Friday, August 19, 2011

Around The Mulberry Bush



It's hot outside, but not too humid even though it's somewhat cloudy. I've been laying on the second-floor deck on the chaise lounge and watching the wind sway the pine tops. It amazes me still that I can now see the pine needles on the trees a long way off, and that the blue of the sky and the green of the leaves is really blue and green. 

My new plastic lenses are uncontaminated by the nicotine brown that stained my cataracts. If you have ever noticed the brown stains on people's fingers that smoke cigarettes, then you've seen the color I had to see the world through before the eye surgery. 

At the time I didn't know any difference. The cataracts grew and got stained with brown slowly and incrementally. I didn't actually know it was there until it was gone. I knew it was gone immediately after my right eye was operated on. Maybe not immediately after the surgery, but the next day after they took the plastic cover and bandages off the next morning. That is when I knew I had been seeing a brown-tinted world. I had a clear lens in my right eye and a brown one in my left eye. 

Three weeks later the ophthalmologists removed the cataract in my left eye and replaced it with an intraocular lens like they had installed in my right eye. Except that this time, the world wasn't so clear when they took the patch off the next day after the surgery. They operated early one Friday morning. Then, took the patch off the next morning, and the world was grayed out in my left eye. It took two days before I began to think the surgery might work out right. 

Now, it's a couple of weeks later. As far as the seeing part of it is concerned the completed surgical procedure on both eyes has worked well. Like I mentioned above, I can see individual pine needles at the top of the pine trees a hundred yards (91.4 M) away. I just don't know why anymore. Being possessed by really good vision without eyeglasses doesn't make sense like it once did. 

It doesn't make sense in the sense of sensuality. Having pretty good vision didn't make my libido return in full force. Looking at fertile young women doesn't arouse me anymore than watching turtles sit unmoving on a log down by the pond. They're still there looking sexy to potent young men, but all I see is where that's gonna lead to... babies... and hard times ahead. Fools! We're all fools...

People were telling me that my eyeballs looked swollen right after the procedures were done, and as time passed they commented on how they seemed not as big. Not as swollen. But, nobody has yet told me my eyes look about normal again. They don't feel normal. There is a new normal that is not normal to me yet. 
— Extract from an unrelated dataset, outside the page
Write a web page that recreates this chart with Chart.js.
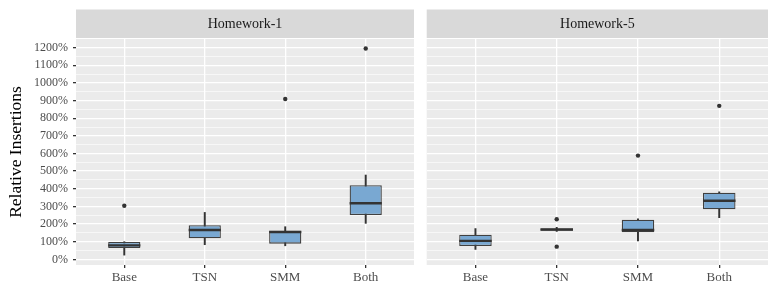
<!DOCTYPE html>
<html>
<head>
<meta charset="utf-8">
<script src="https://cdn.jsdelivr.net/npm/chart.js@4"></script>
<style>
  body { margin: 0; background: #fff; }
  #wrap { position: relative; width: 778px; height: 285px; }
  #c1 { position: absolute; left: 0; top: 0; }
  #c2 { position: absolute; left: 418px; top: 0; }
</style>
</head>
<body>
<div id="wrap">
  <canvas id="c1" width="418" height="285"></canvas>
  <canvas id="c2" width="360" height="285"></canvas>
</div>
<script>
// data (percent)

const categories = ["Base", "TSN", "SMM", "Both"];
const panels = ["Homework-1", "Homework-5"];

const hw1Low = [24, 83, 77, 204];
const hw1Q1 = [64, 119, 89, 251];
const hw1Median = [79, 166, 155, 318];
const hw1Q3 = [98, 193, 162, 420];
const hw1High = [100, 266, 185, 478];
const hw1Outliers = [[1, 304], [3, 909], [4, 1195]];

const hw5Low = [57, 158, 104, 236];
const hw5Q1 = [75, 162, 153, 284];
const hw5Median = [105, 169, 166, 332];
const hw5Q3 = [140, 175, 225, 378];
const hw5High = [174, 182, 230, 383];
const hw5Outliers = [[2, 227], [2, 72], [3, 588], [4, 870]];

const yTicks = [0, 100, 200, 300, 400, 500, 600, 700, 800, 900, 1000, 1100, 1200];
const yMinor = [50, 150, 250, 350, 450, 550, 650, 750, 850, 950, 1050, 1150];

const serif = "'Liberation Serif', 'DejaVu Serif', serif";

// panel background + facet strip
const panelBg = {
    id: "panelBg",
    beforeDraw(chart, args, opts) {
        const { ctx, chartArea: a } = chart;
        ctx.save();
        ctx.fillStyle = "#EBEBEB";
        ctx.fillRect(a.left, a.top, a.right - a.left, a.bottom - a.top);
        ctx.fillStyle = "#D9D9D9";
        ctx.fillRect(a.left, 9.5, a.right - a.left, 28.5);
        ctx.fillStyle = "#1A1A1A";
        ctx.font = "14px " + serif;
        ctx.textAlign = "center";
        ctx.textBaseline = "middle";
        ctx.fillText(opts.title, (a.left + a.right) / 2, 24);
        ctx.restore();
    }
};

// median line across each box
const medianLine = {
    id: "medianLine",
    afterDatasetsDraw(chart, args, opts) {
        const ctx = chart.ctx;
        const y = chart.scales.y;
        const meta = chart.getDatasetMeta(0);
        ctx.save();
        ctx.strokeStyle = "#333333";
        ctx.lineWidth = 2.4;
        meta.data.forEach((bar, i) => {
            const py = y.getPixelForValue(opts.values[i]);
            ctx.beginPath();
            ctx.moveTo(bar.x - bar.width / 2, py);
            ctx.lineTo(bar.x + bar.width / 2, py);
            ctx.stroke();
        });
        ctx.restore();
    }
};

function makeChart(canvas, title, low, q1, med, q3, high, outliers, showY) {
    return new Chart(canvas, {
        type: "bar",
        data: {
            datasets: [
                {
                    data: categories.map((c, i) => ({ x: i + 1, y: [q1[i], q3[i]] })),
                    backgroundColor: "#79A8D2",
                    borderColor: "#404040",
                    borderWidth: 1.3,
                    borderSkipped: false,
                    grouped: false,
                    barPercentage: 0.4,
                    categoryPercentage: 1,
                    order: 1,
                },
                {
                    data: categories.map((c, i) => ({ x: i + 1, y: [low[i], high[i]] })),
                    backgroundColor: "#333333",
                    borderWidth: 0,
                    grouped: false,
                    barThickness: 1.3,
                    order: 2,
                },
                {
                    type: "scatter",
                    data: outliers.map(o => ({ x: o[0], y: o[1] })),
                    backgroundColor: "#333333",
                    borderWidth: 0,
                    pointRadius: 2.2,
                    order: 0,
                },
            ],
        },
        options: {
            responsive: false,
            animation: false,
            devicePixelRatio: 1,
            layout: {
                padding: { top: 39, bottom: 0, left: showY ? 0 : 8.7, right: showY ? 1 : 10 }
            },
            plugins: {
                legend: { display: false },
                tooltip: { enabled: false },
                panelBg: { title: title },
                medianLine: { values: med },
            },
            scales: {
                x: {
                    type: "linear",
                    offset: false,
                    min: 0.4,
                    max: 4.6,
                    afterBuildTicks: s => { s.ticks = categories.map((c, i) => ({ value: i + 1 })); },
                    afterFit: s => { s.height = 20; },
                    border: { display: false },
                    grid: {
                        color: "#FFFFFF",
                        lineWidth: 1.3,
                        offset: false,
                        tickColor: "#333333",
                        tickLength: 3,
                    },
                    ticks: {
                        autoSkip: false,
                        maxRotation: 0,
                        padding: 2,
                        color: "#4D4D4D",
                        font: { family: serif, size: 13 },
                        callback: v => categories[v - 1],
                    },
                },
                y: {
                    min: -32,
                    max: 1249,
                    afterBuildTicks: s => {
                        s.ticks = yTicks.concat(yMinor).sort((a, b) => a - b).map(v => ({ value: v }));
                    },
                    afterFit: s => { s.width = showY ? 76 : 0; },
                    border: { display: false },
                    title: {
                        display: showY,
                        text: "Relative Insertions",
                        color: "#000000",
                        font: { family: serif, size: 17.5 },
                        padding: { top: 6, bottom: 0 },
                    },
                    grid: {
                        color: "#FFFFFF",
                        lineWidth: c => (c.tick && yTicks.includes(c.tick.value)) ? 1.3 : 0.6,
                        drawTicks: showY,
                        tickColor: c => (c.tick && yTicks.includes(c.tick.value)) ? "#333333" : "rgba(0,0,0,0)",
                        tickLength: 3,
                    },
                    ticks: {
                        display: showY,
                        autoSkip: false,
                        padding: 5,
                        color: "#4D4D4D",
                        font: { family: serif, size: 12 },
                        callback: v => yTicks.includes(v) ? v + "%" : "",
                    },
                },
            },
        },
        plugins: [panelBg, medianLine],
    });
}

makeChart(document.getElementById("c1"), panels[0], hw1Low, hw1Q1, hw1Median, hw1Q3, hw1High, hw1Outliers, true);
makeChart(document.getElementById("c2"), panels[1], hw5Low, hw5Q1, hw5Median, hw5Q3, hw5High, hw5Outliers, false);
</script>
</body>
</html>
There is a circle of physical sensitivity around each of my eyeballs maybe a half inch wide. The feeling follows around the edge of the socket holes in my skull. It's no hinderance. It doesn't appear to interfere with my seeing stuff. It doesn't hurt or make me happy either. It's just there, and it worries me a little that I don't know what's going on. 

I may have options at this juncture about whether to reconnect objects that made sense with my old way of seeing to my new way of seeing. It's becoming more apparent that my recall is not as sharp as it used to be. It's very reassuring to have a web connection and a search engine to remember content I used to depend on in order to make a living. 

Why would I wanna remember the details and formulas of how to fit steam pipe when I haven't done it for nearly twenty-five years, and not very likely to ever do it again. What I can do, however, is to remember little parts of it and use that in a search engine to find the whole thing. Once it's sitting there in front of me I can remember what the formulas are for. 

Yet, it's a little like being able to see well again. What I abandoned as not useful in the past doesn't become useful again just because it's clearly available for the old reasons. I still don't fit or weld pipe anymore, even if I might do it better than ever because I can see how once again.